Movies & TV / News
Film Icon Kirk Douglas Passes Away at 103

The film world has lost one of its biggest icons, as the legendary Kirk Douglas has passed away. Michael Douglas posted to his Instagram account to announce that his father, who starred in such films as Spartacus, Paths of Glory, and The Bad and the Beautiful, passed on Wednesday. He was 103 years old.
Kirk Douglas was one of the final surviving stars of the Golden Age of Hollywood, with a lengthy film career that spanned from 1946’s The Strange Love of Martha Ivers to 2008’s Empire State Building Murders. In between that time he established himself as one of the leading legends of the silver screen, with three Academy Award nominations for Best Actor (Champion, The Bad and the Beautiful, Lust for Life, an honorary Oscar in 1996 and a litany of other awards.
Douglas first found stardom in that first Oscar-nominated role, 1949’s Champion. That film set the stage for how the actor would be known on the screen, while off-screen he would be famous as a man who bucked the system. He broke his contract with Warner Bros. to establish his own production company, Bryna Productions, in 1955. He would become a major star in the 1950s and 1960s with roles in films like the aforemention Bad and the Beautiful, Lust For Life, Detective Story, 20,000 Leagues Under the Sea, and the anti-war film Paths of Glory.

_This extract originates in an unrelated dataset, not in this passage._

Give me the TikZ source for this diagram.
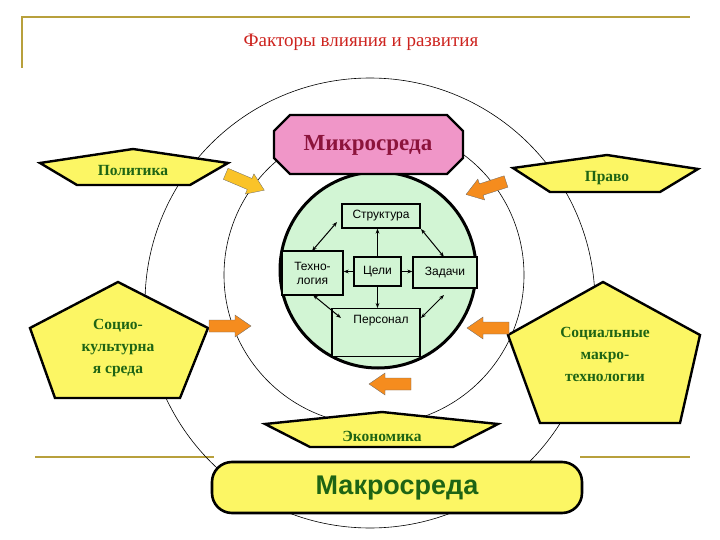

His most famous role was 1960’s Spartacus, another film that showed his willingness to stand up to the institutions of power to do what he felt was right. Douglas publicly announced that Spartacus was written by Dalton Trumbo, who was blacklisted at the time due to Joe McCarthy’s House of Un-American Activities Commission (HUAC) hearings. The move was incredibly controversial but helped to break the Hollywood blacklist. Douglas would go on to produce and star in the classics Lonely Are the Brave in 1962 and Seven Days in May in 1964.
Not one to go quietly as he grew older, Douglas remained prolific in his later years with almost forty credits to his name from 1970 to 2008. He also became known as a philanthropist, donating to many charitable causes. He was a published author with ten novels and memoirs to his name, and earned both the Presidental Medal of Freedom and American Award, among other honors, for his humanitarian efforts.
Douglas is survived by his sons Michael (a legendary actor in his own right) Joel, and Peter, as well as his second wife Anne Buydens.
On behalf of 411, our condolences to the family, friends and many, many fans of Mr. Douglas. The film world would not even be close to the same without him.